Political party vote counts have proved reliable in the past. Official results weren't expected before today. A vote count of more than 50 percent was needed to avoid a runoff.

The two ethnic Albanian candidates, Gezim Ostreni, a former leader of the ethnic Albanian rebel National Liberation Army, and Zudi Xhelili, an engineer, finished with 11.2 percent and 5.2 percent, respectively.

All the candidates embraced Trajkovski's commitment to unity and steered clear of exploiting the troubles between the ethnic Albanian minority and the Macedonian majority that led to six months of fighting in 2001.

All four presidential hopefuls had pledged to lead the troubled country into the European Union and NATO -- even as they promised work for hundreds of thousands of the unemployed. Candidates appealed for a big turnout, but voters were slow to respond. By day's end only about 50 percent of those eligible to vote had cast ballots. But many spoke warily of hopes for a future without war.

''I saw what happened in these last few years," said Arbana Pustina-Fetahu, 36, an ethnic Albanian teacher from the town of Debar. ''You can't achieve anything with violence."

The uneventful race differed from the heated campaigns of years past in part because it was so short -- only 12 days were allowed for candidates to campaign because of rules put into effect to replace Trajkovski quickly.

Given the shock of Trajkovski's death, lawmakers feared that a bitter and extensive campaign would be bad for the country and could backfire to cost them votes.

Trajkovski's death in February while traveling to an international conference put an end to his fragile balancing act during the conflict and the years that followed. Though the post is largely ceremonial, Trajkovski used his job as commander in chief of the military to shut out hard-liners within his party who demanded a crackdown on ethnic Albanians seeking more rights in 2001.

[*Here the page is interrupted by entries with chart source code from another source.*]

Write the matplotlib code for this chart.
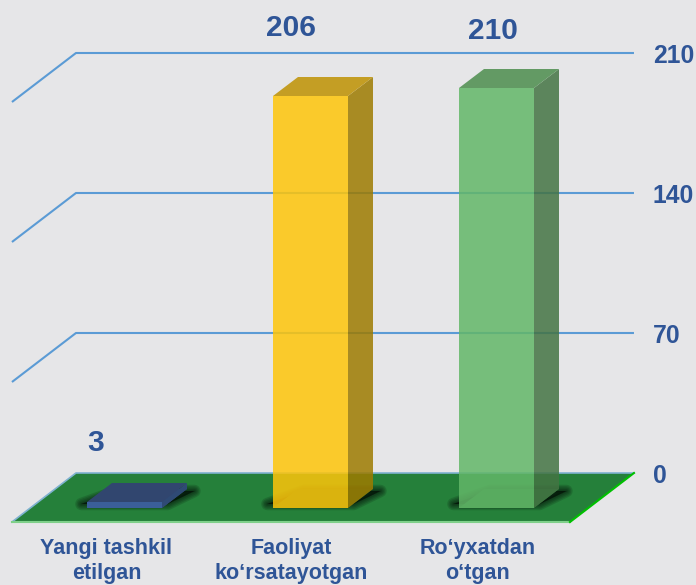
import matplotlib
matplotlib.use('Agg')
import matplotlib.pyplot as plt
from matplotlib.patches import Polygon

# data
categories = ['Yangi tashkil\netilgan', 'Faoliyat\nko\u2018rsatayotgan', 'Ro\u2018yxatdan\no\u2018tgan']
values = [3, 206, 210]
ticks = [0, 70, 140, 210]

bg = '#e6e6e8'
text_col = '#2f5597'
grid_col = '#5b9bd5'

# colours per bar: front, side, top, bottom
front_cols = ['#3b5f9a', '#fec50a', '#63b768']
side_cols = ['#2f4a75', '#9e7b00', '#447443']
top_cols = ['#31466f', '#c49e24', '#639a64']
bottom_cols = ['#2f4a75', '#14552a', '#1f6a30']
bar_alpha = [1, 0.85, 0.85]

# label nudges in pixels
value_offs = [(-29, 59), (-19, 68), (-4, 57)]
cat_offs = [-18, -19, -19]

# 1 category = 186 px, 1 value unit = 2 px
w = 75 / 186
dx, dy = 25 / 186, 9.5           # bar depth
floor_dx, floor_dy = 64 / 186, 24.5
fl, fr = -0.605, 2.395           # floor front corners
fy = -7

fig = plt.figure(figsize=(6.96, 5.85), dpi=100, facecolor=bg)
ax = fig.add_axes([0, 0, 1, 1])
ax.set_xlim(-124.5 / 186, (696 - 124.5) / 186)
ax.set_ylim(-38.5, 254)
ax.axis('off')
plt.rcParams['font.family'] = ['Liberation Sans', 'DejaVu Sans']

# walls / gridlines
for t in ticks[1:]:
    y = fy + floor_dy + t
    ax.plot([fl, fl + floor_dx, fr + floor_dx], [y - floor_dy, y, y],
            color=grid_col, lw=1.5, solid_capstyle='butt', zorder=1)

# floor
ax.add_patch(Polygon([(fl, fy), (fr, fy), (fr + floor_dx, fy + floor_dy), (fl + floor_dx, fy + floor_dy)],
                     fc='#25803a', ec='none', zorder=2))
ax.plot([fl, fl + floor_dx, fr + floor_dx], [fy, fy + floor_dy, fy + floor_dy], color='#7fb2d0', lw=1.2, zorder=3)
ax.plot([fl, fr], [fy, fy], color='#7fd08a', lw=1.5, zorder=3)
ax.plot([fr, fr + floor_dx], [fy, fy + floor_dy], color='#00c000', lw=1.5, zorder=3)

for i, v in enumerate(values):
    x0, x1 = i - w / 2, i + w / 2

    # blurred shadow on the floor
    shadow = [(x0 - 0.03, 2), (x1 + 0.03, 2), (x1 + dx + 0.04, dy - 1), (x0 + dx + 0.03, dy - 1)]
    for lw in [9, 7, 5, 3, 1]:
        ax.add_patch(Polygon(shadow, fc='black', ec='black', lw=lw, alpha=0.14,
                             joinstyle='round', zorder=4))

    a = bar_alpha[i]
    ax.add_patch(Polygon([(x0, 0), (x1, 0), (x1 + dx, dy), (x0 + dx, dy)],
                         fc=bottom_cols[i], ec='none', zorder=5))
    ax.add_patch(Polygon([(x1, 0), (x1 + dx, dy), (x1 + dx, v + dy), (x1, v)],
                         fc=side_cols[i], ec='none', alpha=a, zorder=6))
    ax.add_patch(Polygon([(x0, 0), (x1, 0), (x1, v), (x0, v)],
                         fc=front_cols[i], ec='none', alpha=a, zorder=7))
    ax.add_patch(Polygon([(x0, v), (x1, v), (x1 + dx, v + dy), (x0 + dx, v + dy)],
                         fc=top_cols[i], ec='none', zorder=8))

    ax.annotate(str(v), (i, v), xytext=value_offs[i], textcoords='offset pixels',
                ha='center', va='center', fontsize=21.5, fontweight='bold', color=text_col, zorder=9)
    ax.annotate(categories[i], (i, 0), xytext=(cat_offs[i], -53), textcoords='offset pixels',
                ha='center', va='center', fontsize=15.5, fontweight='bold', color=text_col,
                linespacing=1.2, zorder=9)

# value axis labels
for t in ticks:
    ax.annotate(str(t), (fr + floor_dx, fy + floor_dy + t), xytext=(19, -3), textcoords='offset pixels',
                ha='left', va='center', fontsize=17.8, fontweight='bold', color=text_col, zorder=9)

fig.savefig('out.png', dpi=100, facecolor=bg)
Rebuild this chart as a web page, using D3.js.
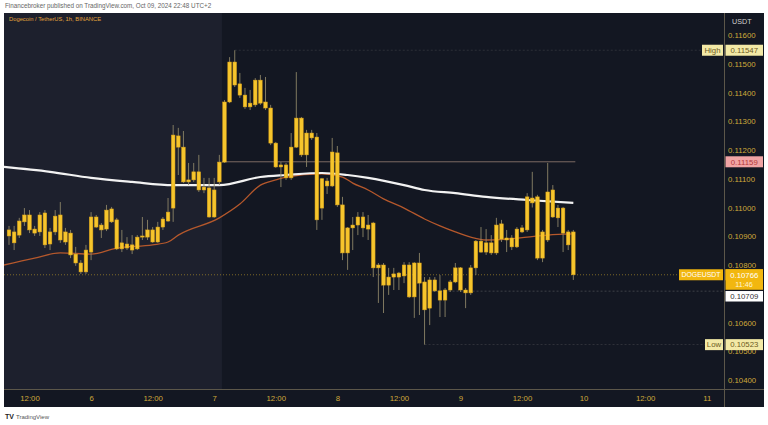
<!DOCTYPE html>
<html><head><meta charset="utf-8">
<script src="https://cdn.jsdelivr.net/npm/d3@7"></script>
<style>
html,body{margin:0;padding:0;background:#fff;}
svg{display:block;font-family:"Liberation Sans",Arial,sans-serif;}
</style></head><body>
<svg id="c" width="768" height="425"></svg>
<script>
// ---------- DATA ----------
const startTime = "2024-10-05T08:00"; // first hourly candle (UTC+2)
const openP = [0.10901,0.10915,0.10904,0.10950,0.10974,0.10925,0.10915,0.10981,0.10873,0.10915,
0.10974,0.10880,0.10911,0.10838,0.10807,0.10776,0.10845,0.10967,0.10939,0.10925,
0.10995,0.10957,0.10856,0.10873,0.10870,0.10856,0.10897,0.10897,0.10922,0.10880,
0.10932,0.10953,0.10998,0.11249,0.11210,0.11096,0.11096,0.11124,0.11061,0.11068,
0.10967,0.11089,0.11158,0.11367,0.11506,0.11430,0.11391,0.11363,0.11357,0.11443,
0.11367,0.11346,0.11224,0.11141,0.11148,0.11103,0.11210,0.11311,0.11183,0.11259,
0.11245,0.10998,0.11092,0.11075,0.11190,0.11009,0.10842,0.10929,0.10939,0.10967,
0.10925,0.10946,0.10790,0.10800,0.10730,0.10758,0.10758,0.10762,0.10800,0.10689,
0.10807,0.10741,0.10650,0.10748,0.10710,0.10678,0.10713,0.10741,0.10790,0.10713,
0.10703,0.10790,0.10883,0.10845,0.10877,0.10842,0.10943,0.10894,0.10894,0.10863,
0.10915,0.10922,0.11033,0.11037,0.10824,0.10887,0.11061,0.10964,0.10998,0.10915,
0.10915];
const highP = [0.10936,0.10936,0.10964,0.10998,0.10991,0.10936,0.10984,0.10991,0.10929,0.10991,
0.11019,0.10929,0.10922,0.10863,0.10817,0.10870,0.10984,0.10974,0.10946,0.11009,
0.11002,0.10964,0.10922,0.10897,0.10904,0.10904,0.10967,0.10957,0.10932,0.10950,
0.10967,0.11033,0.11287,0.11277,0.11266,0.11155,0.11155,0.11183,0.11103,0.11103,
0.11103,0.11183,0.11374,0.11523,0.11547,0.11468,0.11416,0.11409,0.11450,0.11461,
0.11454,0.11357,0.11228,0.11158,0.11155,0.11259,0.11471,0.11315,0.11270,0.11270,
0.11259,0.11103,0.11103,0.11242,0.11214,0.11037,0.10932,0.10967,0.10984,0.10984,
0.10974,0.10950,0.10807,0.10807,0.10790,0.10790,0.10776,0.10810,0.10810,0.10810,
0.10842,0.10758,0.10758,0.10758,0.10765,0.10720,0.10748,0.10807,0.10793,0.10720,
0.10800,0.10887,0.10932,0.10925,0.10904,0.10964,0.10957,0.10922,0.10904,0.10932,
0.10939,0.11050,0.11124,0.11044,0.10922,0.11155,0.11078,0.11009,0.11002,0.10922,
0.10922];
const lowP = [0.10870,0.10852,0.10894,0.10936,0.10911,0.10901,0.10901,0.10859,0.10852,0.10904,
0.10877,0.10870,0.10824,0.10797,0.10769,0.10769,0.10817,0.10929,0.10894,0.10918,
0.10946,0.10852,0.10845,0.10852,0.10838,0.10852,0.10887,0.10887,0.10877,0.10877,
0.10922,0.10950,0.10950,0.11113,0.11085,0.11078,0.11089,0.11054,0.11050,0.10964,
0.10964,0.11078,0.11155,0.11363,0.11419,0.11381,0.11343,0.11339,0.11350,0.11357,
0.11339,0.11217,0.11138,0.11071,0.11096,0.11096,0.11207,0.11176,0.11141,0.11235,
0.10922,0.10957,0.11047,0.11071,0.11002,0.10817,0.10783,0.10852,0.10904,0.10897,
0.10887,0.10758,0.10668,0.10633,0.10696,0.10713,0.10713,0.10737,0.10685,0.10616,
0.10626,0.10523,0.10591,0.10706,0.10619,0.10619,0.10706,0.10737,0.10706,0.10650,
0.10696,0.10765,0.10842,0.10835,0.10835,0.10835,0.10880,0.10845,0.10852,0.10859,
0.10911,0.10915,0.11000,0.10817,0.10810,0.10880,0.10964,0.10932,0.10845,0.10852,
0.10748];
const closeP = [0.10922,0.10877,0.10953,0.10974,0.10922,0.10911,0.10974,0.10870,0.10915,0.10970,
0.10887,0.10915,0.10835,0.10807,0.10776,0.10852,0.10967,0.10932,0.10922,0.10991,
0.10950,0.10856,0.10877,0.10859,0.10852,0.10897,0.10901,0.10922,0.10880,0.10932,
0.10960,0.10984,0.11252,0.11210,0.11089,0.11089,0.11124,0.11061,0.11071,0.10967,
0.11061,0.11158,0.11367,0.11506,0.11426,0.11391,0.11350,0.11350,0.11443,0.11363,
0.11346,0.11224,0.11141,0.11148,0.11103,0.11210,0.11311,0.11183,0.11259,0.11242,
0.10957,0.11100,0.11075,0.11193,0.11009,0.10842,0.10929,0.10939,0.10967,0.10929,
0.10939,0.10790,0.10800,0.10730,0.10758,0.10769,0.10772,0.10800,0.10689,0.10807,
0.10737,0.10644,0.10748,0.10710,0.10678,0.10713,0.10741,0.10790,0.10713,0.10703,
0.10790,0.10883,0.10845,0.10877,0.10842,0.10939,0.10890,0.10887,0.10863,0.10925,
0.10929,0.11037,0.11016,0.10824,0.10915,0.11054,0.10967,0.10998,0.10911,0.10870,
0.10766];

// moving averages, sampled (hours after startTime)
const maSlowHours = [-1,8,16,24,32,41,49,54,61,66,70,77,81,87,93,101,110];
const maSlow = [0.11141,0.11124,0.11103,0.11089,0.11078,0.11078,0.11106,0.11113,0.11120,0.11113,0.11103,0.11078,0.11061,0.11050,0.11037,0.11026,0.11016];
const maFastHours = [-1,5,10,16,21,28,31,33,41,45,49,52,54,61,65,67,70,73,77,81,84,87,90,93,97,101,105,110];
const maFast = [0.10800,0.10824,0.10842,0.10838,0.10859,0.10870,0.10880,0.10904,0.10964,0.11012,0.11078,0.11096,0.11106,0.11117,0.11106,0.11085,0.11061,0.11030,0.10998,0.10960,0.10936,0.10915,0.10897,0.10887,0.10890,0.10897,0.10904,0.10908];

const priceTicks = [0.116,0.115,0.114,0.113,0.112,0.111,0.110,0.109,0.108,0.106,0.105,0.104];
const timeTicks = ["2024-10-05T12:00","2024-10-06T00:00","2024-10-06T12:00","2024-10-07T00:00","2024-10-07T12:00","2024-10-08T00:00","2024-10-08T12:00","2024-10-09T00:00","2024-10-09T12:00","2024-10-10T00:00","2024-10-10T12:00","2024-10-11T00:00"];
const timeTickLabels = ["12:00","6","12:00","7","12:00","8","12:00","9","12:00","10","12:00","11"];

const highValue = 0.11547, lowValue = 0.10523, lastPrice = 0.10766, levelLine = 0.11159, prevLine = 0.10709;
const shadeEnd = "2024-10-07T01:30";
const levelStart = "2024-10-07T01:30";

// ---------- CHART ----------
const parse = d3.utcParse("%Y-%m-%dT%H:%M");
const t0 = parse(startTime);
const hourToDate = h => new Date(t0.getTime() + h*3600e3);
const svg = d3.select("#c");

const L = 4, R = 764, T = 13, B = 407, axisX = 724, axisY = 389;
const x = d3.scaleUtc().domain([t0, parse("2024-10-10T00:00")]).range([9, 583.6]);
const y = d3.scaleLinear().domain([0.104, 0.116]).range([380, 35]);

// header
svg.append("text").attr("x",5).attr("y",8).attr("font-size",6.3).attr("fill","#666")
  .text("Financebroker published on TradingView.com, Oct 09, 2024 22:48 UTC+2");

// backgrounds
svg.append("rect").attr("x",L).attr("y",T).attr("width",R-L).attr("height",B-T).attr("fill","#131722");
svg.append("rect").attr("x",L).attr("y",T).attr("width",x(parse(shadeEnd))-L).attr("height",axisY-T).attr("fill","#1d202d");

svg.append("defs").append("clipPath").attr("id","plot").append("rect")
  .attr("x",L).attr("y",T).attr("width",axisX-L).attr("height",axisY-T);
const g = svg.append("g").attr("clip-path","url(#plot)");

// legend
svg.append("text").attr("x",9).attr("y",21).attr("font-size",5.8).attr("fill","#e3a43c")
  .text("Dogecoin / TetherUS, 1h, BINANCE");

// level lines
g.append("line").attr("x1",x(parse(levelStart))).attr("x2",x(hourToDate(110))+2)
  .attr("y1",y(levelLine)).attr("y2",y(levelLine)).attr("stroke","#7d6a63").attr("stroke-width",1);
g.append("line").attr("x1",L).attr("x2",axisX).attr("y1",y(lastPrice)).attr("y2",y(lastPrice))
  .attr("stroke","#b8962a").attr("stroke-width",0.8).attr("stroke-dasharray","1,2").attr("opacity",0.8);
g.append("line").attr("x1",x(hourToDate(81))).attr("x2",axisX).attr("y1",y(prevLine)).attr("y2",y(prevLine))
  .attr("stroke","#8a8a8a").attr("stroke-width",0.6).attr("stroke-dasharray","2,2").attr("opacity",0.6);
g.append("line").attr("x1",x(hourToDate(44))).attr("x2",702).attr("y1",y(highValue)).attr("y2",y(highValue))
  .attr("stroke","#6a6a6a").attr("stroke-width",0.6).attr("stroke-dasharray","2,2").attr("opacity",0.5);
g.append("line").attr("x1",x(hourToDate(81))).attr("x2",705).attr("y1",y(lowValue)).attr("y2",y(lowValue))
  .attr("stroke","#6a6a6a").attr("stroke-width",0.6).attr("stroke-dasharray","2,2").attr("opacity",0.6);

// moving averages
const line = d3.line().x(d=>x(hourToDate(d[0]))).y(d=>y(d[1])).curve(d3.curveMonotoneX);
g.append("path").attr("d",line(d3.zip(maFastHours,maFast))).attr("fill","none")
  .attr("stroke","#b5582c").attr("stroke-width",1.3);
g.append("path").attr("d",line(d3.zip(maSlowHours,maSlow))).attr("fill","none")
  .attr("stroke","#f2f2f2").attr("stroke-width",2.2);

// candles
const candles = openP.map((o,i)=>({t:hourToDate(i),o,h:highP[i],l:lowP[i],c:closeP[i]}));
const bw = 3.6;
g.selectAll(".wick").data(candles).join("line").attr("class","wick")
  .attr("x1",d=>x(d.t)).attr("x2",d=>x(d.t)).attr("y1",d=>y(d.h)).attr("y2",d=>y(d.l))
  .attr("stroke","#8c8468").attr("stroke-width",0.9);
g.selectAll(".body").data(candles).join("rect").attr("class","body")
  .attr("x",d=>x(d.t)-bw/2).attr("width",bw)
  .attr("y",d=>y(Math.max(d.o,d.c))).attr("height",d=>Math.max(1,Math.abs(y(d.o)-y(d.c))))
  .attr("fill","#f6c52c").attr("stroke","#d9a21b").attr("stroke-width",0.5);

// axis separators
svg.append("line").attr("x1",axisX+0.5).attr("x2",axisX+0.5).attr("y1",T).attr("y2",B).attr("stroke","#5c574a").attr("stroke-width",1);
svg.append("line").attr("x1",L).attr("x2",R).attr("y1",axisY+0.5).attr("y2",axisY+0.5).attr("stroke","#5c574a").attr("stroke-width",1);

// price axis
const ya = svg.append("g").attr("transform",`translate(${axisX},0)`)
  .call(d3.axisRight(y).tickValues(priceTicks).tickFormat(d3.format(".5f")).tickSize(0).tickPadding(4));
ya.select(".domain").remove();
ya.selectAll("text").attr("fill","#cfa93a").attr("font-size",7.8).attr("font-family","Liberation Sans, Arial, sans-serif");
svg.append("text").attr("x",732).attr("y",24).attr("font-size",7.2).attr("fill","#d0d0d0").text("USDT");

// time axis
const xa = svg.append("g").attr("transform",`translate(0,${axisY})`)
  .call(d3.axisBottom(x).tickValues(timeTicks.map(parse)).tickFormat((d,i)=>timeTickLabels[i]).tickSize(0).tickPadding(6));
xa.select(".domain").remove();
xa.selectAll("text").attr("fill","#cfa93a").attr("font-size",7.8).attr("font-family","Liberation Sans, Arial, sans-serif");

// label boxes
function box(x0, x1, yc, h, bg, txt, col, fs){
  svg.append("rect").attr("x",x0).attr("y",yc-h/2).attr("width",x1-x0).attr("height",h).attr("fill",bg);
  svg.append("text").attr("x",(x0+x1)/2).attr("y",yc).attr("dy","0.35em").attr("text-anchor","middle")
    .attr("font-size",fs||7.8).attr("fill",col).text(txt);
}
box(702, 723, y(highValue), 11, "#f3e9a6", "High", "#6d5a1e");
box(725.5, 763, y(highValue), 11, "#f3e9a6", d3.format(".5f")(highValue), "#6d5a1e");
box(725.5, 763, y(levelLine), 11, "#f1a4a4", d3.format(".5f")(levelLine), "#b23a3a");
// last price
svg.append("rect").attr("x",725.5).attr("y",y(lastPrice)-5.5).attr("width",37.5).attr("height",20.5).attr("fill","#f2b70f");
box(679, 723, y(lastPrice), 11, "#f2b70f", "DOGEUSDT", "#ffffff", 6.9);
box(725.5, 763, y(lastPrice), 11, "#f2b70f", d3.format(".5f")(lastPrice), "#ffffff");
svg.append("text").attr("x",744).attr("y",y(lastPrice)+10).attr("dy","0.35em").attr("text-anchor","middle")
  .attr("font-size",7.2).attr("fill","#fff6d8").text("11:46");
box(725.5, 763, y(lastPrice)+21.5, 10.5, "#ffffff", d3.format(".5f")(prevLine), "#333333");
box(705, 723, y(lowValue), 11, "#f3e9a6", "Low", "#6d5a1e");
box(725.5, 763, y(lowValue), 11, "#f3e9a6", d3.format(".5f")(lowValue), "#6d5a1e");

// footer logo
svg.append("text").attr("x",5).attr("y",419).attr("font-size",7).attr("font-weight","bold").attr("fill","#222").text("TV");
svg.append("text").attr("x",16).attr("y",419).attr("font-size",6).attr("fill","#555").text("TradingView");
</script>
</body></html>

That conflict ended with dozens of deaths -- but far fewer than those from the war in neighboring Kosovo and other Balkan conflicts. Trajkovski, who studied in the United States, then helped make the peace plan stick with strong support from NATO and the European Union.

Under pressure to choose a leader who could measure up, Macedonia's ruling party, the Social Democrats, put forward its most prominent member -- Crvenkovski.

A 41-year-old electrical engineer, Crvenkovski ran a campaign depicting himself as a statesman, and pledging to bring peace and security to this Balkan country of 2 million.

His rival, the largely unknown Kedev, also 41, plastered posters throughout the country and positioned himself as the ''new face of Macedonia."

At a polling station in a school in the capital's mixed neighborhood of Cair, Macedonians and ethnic Albanians quickly cast ballots and expressed hope that the country would become more stable -- and ensure their prosperity.

''We've learned to live to together," said Veljko Metodija, a 62 year-old Macedonian retiree.

Macedonia's 1.7 million voters were not expected to choose a president in the first round because the winner must receive over 50 percent of the vote.

A runoff between the top two candidates would be held within two weeks.

The vote was slightly marred by reports of irregularities in one neighborhood in the capital, but state election authorities said it was largely fraud free.